Your answer should be a single number: how many lines in the data below hold the string "this".
○ ○ ○ ○ ○ ○ ○
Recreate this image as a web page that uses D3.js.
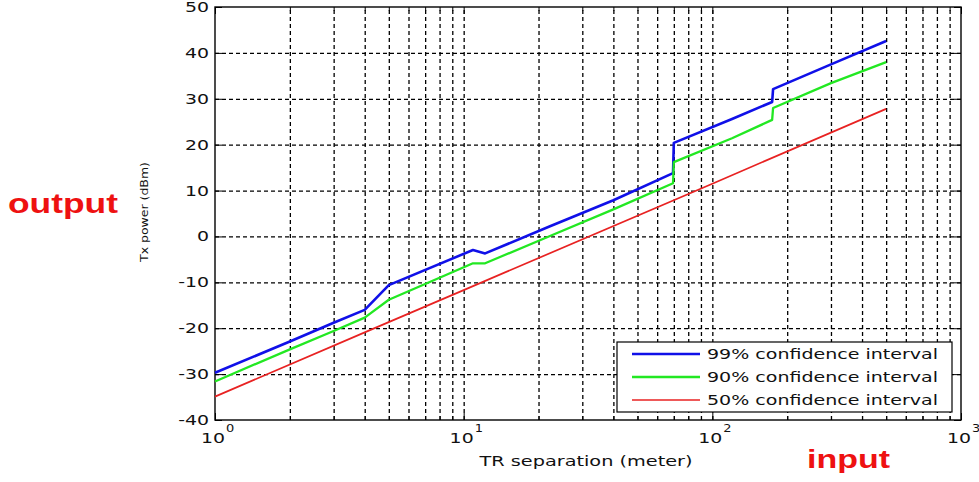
<!DOCTYPE html>
<html><head><meta charset="utf-8">
<script src="https://cdn.jsdelivr.net/npm/d3@7"></script>
<style>body{margin:0;background:#fff}svg{display:block}</style>
</head><body>
<svg id="c" width="979" height="482"></svg>
<script>
// ---- data ----
const yTicks = [-40, -30, -20, -10, 0, 10, 20, 30, 40, 50];
const xMajor = [1, 10, 100, 1000];
const xExp = ["0", "1", "2", "3"];
const seriesNames = ["99% confidence interval", "90% confidence interval", "50% confidence interval"];
const seriesColors = ["#1010e8", "#22e822", "#e82222"];
const blueX  = [1, 2, 3, 4, 5, 10.9, 12.2, 22, 40, 69.5, 70, 120, 174, 175.5, 300, 500];
const blueY  = [-29.7, -22.9, -18.8, -16.0, -10.6, -2.95, -3.7, 2.1, 7.9, 13.8, 20.4, 25.6, 29.3, 32.1, 37.5, 42.6];
const greenX = [1, 2, 3, 4, 5, 10.9, 12.2, 22, 40, 69.5, 70, 120, 174, 175.5, 300, 500];
const greenY = [-31.6, -24.6, -20.6, -17.7, -13.8, -5.85, -5.85, 0.0, 5.9, 11.6, 16.2, 21.4, 25.4, 28.0, 33.4, 38.0];
const redX   = [1, 4, 10, 100, 500];
const redY   = [-34.9, -20.9, -11.7, 11.5, 27.8];
const xLabel = "TR separation (meter)";
const yLabel = "Tx power (dBm)";

// ---- chart ----
const svg = d3.select("#c");
const m = {l: 215, r: 961, t: 7, b: 420};
const x = d3.scaleLog().domain([1, 1000]).range([m.l, m.r]);
const y = d3.scaleLinear().domain([-40, 50]).range([m.b, m.t]);
const FONT = "DejaVu Sans, Verdana, sans-serif";

// grid
const gridX = x.ticks().filter(v => v > 1 && v < 1000);
svg.append("g").attr("transform", `translate(0,${m.b})`)
  .call(d3.axisBottom(x).tickValues(gridX).tickSize(-(m.b - m.t)).tickFormat(""))
  .call(g => g.select(".domain").remove())
  .call(g => g.selectAll("line").attr("stroke", "#000").attr("stroke-width", 1.3).attr("stroke-dasharray", "4,3"));
svg.append("g").attr("transform", `translate(${m.l},0)`)
  .call(d3.axisLeft(y).tickValues(yTicks.filter(v => v > -40 && v < 50)).tickSize(-(m.r - m.l)).tickFormat(""))
  .call(g => g.select(".domain").remove())
  .call(g => g.selectAll("line").attr("stroke", "#000").attr("stroke-width", 1.3).attr("stroke-dasharray", "4,3"));

// inside ticks
function styleTicks(g){ g.select(".domain").remove(); g.selectAll("line").attr("stroke","#000").attr("stroke-width",1); }
const minorX = x.ticks().filter(v => !xMajor.includes(v));
svg.append("g").attr("transform", `translate(0,${m.b})`).call(d3.axisBottom(x).tickValues(xMajor).tickSize(-7).tickFormat("")).call(styleTicks);
svg.append("g").attr("transform", `translate(0,${m.b})`).call(d3.axisBottom(x).tickValues(minorX).tickSize(-4).tickFormat("")).call(styleTicks);
svg.append("g").attr("transform", `translate(0,${m.t})`).call(d3.axisTop(x).tickValues(xMajor).tickSize(-7).tickFormat("")).call(styleTicks);
svg.append("g").attr("transform", `translate(0,${m.t})`).call(d3.axisTop(x).tickValues(minorX).tickSize(-4).tickFormat("")).call(styleTicks);
svg.append("g").attr("transform", `translate(${m.l},0)`).call(d3.axisLeft(y).tickValues(yTicks).tickSize(-7).tickFormat("")).call(styleTicks);
svg.append("g").attr("transform", `translate(${m.r},0)`).call(d3.axisRight(y).tickValues(yTicks).tickSize(-7).tickFormat("")).call(styleTicks);

// box
svg.append("rect").attr("x", m.l).attr("y", m.t).attr("width", m.r - m.l).attr("height", m.b - m.t)
  .attr("fill", "none").attr("stroke", "#000").attr("stroke-width", 1.4);

// y tick labels
yTicks.forEach(v => {
  svg.append("text").attr("transform", `translate(209,${y(v)}) scale(1.35,1)`)
    .attr("text-anchor", "end").attr("dy", "0.36em")
    .attr("font-family", FONT).attr("font-size", 14).attr("fill", "#111").text(v);
});
// x tick labels
xMajor.forEach((v, i) => {
  const px = x(v);
  svg.append("text").attr("transform", `translate(${px + 10},443) scale(1.35,1)`)
    .attr("text-anchor", "end").attr("font-family", FONT).attr("font-size", 14).attr("fill", "#111").text("10");
  svg.append("text").attr("transform", `translate(${px + 11},432) scale(1.3,1)`)
    .attr("text-anchor", "start").attr("font-family", FONT).attr("font-size", 10).attr("fill", "#111").text(xExp[i]);
});

// axis labels
svg.append("text").attr("x", 586).attr("y", 466).attr("text-anchor", "middle")
  .attr("font-family", FONT).attr("font-size", 14).attr("fill", "#111")
  .attr("textLength", 213).attr("lengthAdjust", "spacingAndGlyphs").text(xLabel);
svg.append("text").attr("transform", "translate(148,212) rotate(-90)").attr("text-anchor", "middle")
  .attr("font-family", FONT).attr("font-size", 11).attr("fill", "#111")
  .attr("textLength", 100).attr("lengthAdjust", "spacingAndGlyphs").text(yLabel);

// lines
const line = d3.line().x(d => x(d[0])).y(d => y(d[1]));
const series = [
  {pts: d3.zip(blueX, blueY), w: 2.6},
  {pts: d3.zip(greenX, greenY), w: 2.3},
  {pts: d3.zip(redX, redY), w: 1.7}
];
series.forEach((s, i) => {
  svg.append("path").datum(s.pts).attr("d", line).attr("fill", "none")
    .attr("stroke", seriesColors[i]).attr("stroke-width", s.w).attr("stroke-linejoin", "round");
});

// legend
svg.append("rect").attr("x", 617).attr("y", 342).attr("width", 335).attr("height", 70)
  .attr("fill", "#fff").attr("stroke", "#000").attr("stroke-width", 1.2);
seriesNames.forEach((n, i) => {
  const cy = 354 + i * 23;
  svg.append("line").attr("x1", 632).attr("x2", 700).attr("y1", cy).attr("y2", cy)
    .attr("stroke", seriesColors[i]).attr("stroke-width", series[i].w);
  svg.append("text").attr("x", 707).attr("y", cy + 5).attr("font-family", FONT).attr("font-size", 14)
    .attr("fill", "#111").attr("textLength", 231).attr("lengthAdjust", "spacingAndGlyphs").text(n);
});

// annotations
svg.append("text").attr("x", 8).attr("y", 213).attr("font-family", "Liberation Sans, Arial, sans-serif")
  .attr("font-weight", "bold").attr("font-size", 28).attr("fill", "#ee1111")
  .attr("textLength", 110).attr("lengthAdjust", "spacingAndGlyphs").text("output");
svg.append("text").attr("x", 807).attr("y", 468).attr("font-family", "Liberation Sans, Arial, sans-serif")
  .attr("font-weight", "bold").attr("font-size", 26).attr("fill", "#ee1111")
  .attr("textLength", 83).attr("lengthAdjust", "spacingAndGlyphs").text("input");
</script>
</body></html>
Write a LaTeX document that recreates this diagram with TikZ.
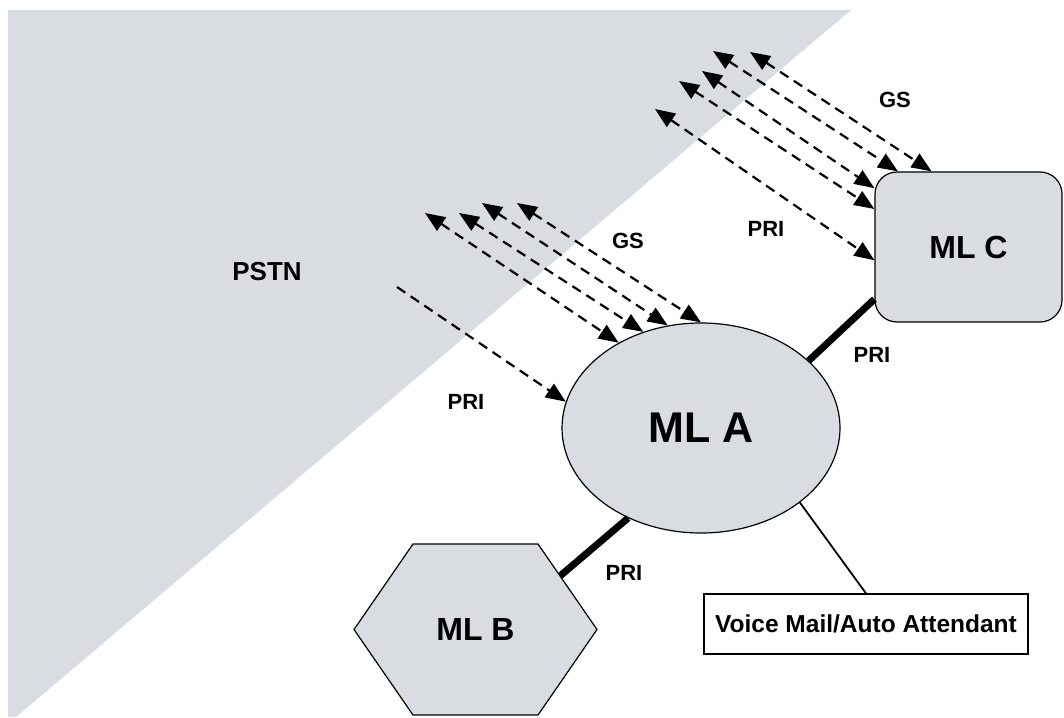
\documentclass[tikz,border=0pt]{standalone}
\usepackage{fontspec}
\setmainfont{Liberation Sans}
\usetikzlibrary{shapes.geometric, arrows.meta}
\definecolor{pstngray}{RGB}{217,220,225}

\begin{document}
\begin{tikzpicture}[x=1pt, y=-1pt,
        ml/.style={draw, line width=1.2pt, fill=pstngray, inner sep=0pt,
            font=\bfseries\fontsize{32}{32}\selectfont},
        lbl/.style={font=\bfseries\fontsize{22}{22}\selectfont},
        trunk/.style={line width=7pt},
        gsline/.style={line width=2.2pt, dash pattern=on 10pt off 6.5pt,
            {Triangle[length=20pt,width=16pt]}-{Triangle[length=20pt,width=16pt]}},
        priline/.style={line width=2.2pt, dash pattern=on 10pt off 6.5pt,
            -{Triangle[length=20pt,width=16pt]}}]
            \useasboundingbox (0,0) rectangle (1064,717);
            \fill[pstngray] (8,10) -- (851,10) -- (16,717) -- (8,717) -- cycle;
                \node[lbl, font=\bfseries\fontsize{26}{26}\selectfont] (pstn) at (267,272) {PSTN};

            \node[ml, ellipse, minimum width=278pt, minimum height=210pt,
                font=\bfseries\fontsize{43}{43}\selectfont] (mla) at (701,428) {ML A};
            \node[ml, rounded corners=22pt, minimum width=187pt, minimum height=150pt] (mlc) at (968.5,247) {ML C};
            \draw[line width=1.2pt, fill=pstngray] (354,629.5) -- (413,544) -- (538,544) -- (597,629.5)
                -- (538,715) -- (413,715) -- cycle;
            \node[ml, draw=none, fill=none] (mlb) at (475.5,629.5) {ML B};
            \coordinate (mlbedge) at (560,576);
            \node[draw, line width=1.2pt, minimum width=324pt, minimum height=60pt,
                font=\bfseries\fontsize{24.5}{24.5}\selectfont] (vm) at (866,624) {Voice Mail/Auto Attendant};

            \draw[trunk] (mla.32) -- (mlc.209.5);
                \node[lbl] at (872,355) {PRI};
            \draw[trunk] (mlbedge) -- (mla.-129);
                \node[lbl] at (624,573) {PRI};
            \draw[line width=1.8pt] (mla.-37) -- (vm.north);

            \coordinate (gsa1) at (425,213);
            \coordinate (gsa2) at (459,213);
            \coordinate (gsa3) at (482,203);
            \coordinate (gsa4) at (517,203);
            \coordinate (pria) at (397,287);
            \draw[gsline] (gsa1) -- (mla.134);
            \draw[gsline] (gsa2) -- (mla.121.6);
            \draw[gsline] (gsa3) -- (mla.108.8);
            \draw[gsline] (gsa4) -- (mla.90.5);
            \draw[priline] (pria) -- (mla.169.4);
                \node[lbl] at (628,241) {GS};
                \node[lbl] at (466,402) {PRI};

            \coordinate (gsc1) at (750,52);
            \coordinate (gsc2) at (713,51);
            \coordinate (gsc3) at (702,71);
            \coordinate (gsc4) at (679,81);
            \coordinate (pric) at (655,109);
            \draw[gsline] (gsc1) -- (mlc.116);
            \draw[gsline] (gsc2) -- (mlc.133.6);
            \draw[gsline] (gsc3) -- (mlc.148.6);
            \draw[gsline] (gsc4) -- (mlc.158.4);
            \draw[gsline] (pric) -- (mlc.188.5);
                \node[lbl] at (895,100) {GS};
                \node[lbl] at (766,229) {PRI};
      \end{tikzpicture}
\end{document}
○ ○ ○ ○ ○ ○ ○
_Exercise answer_
2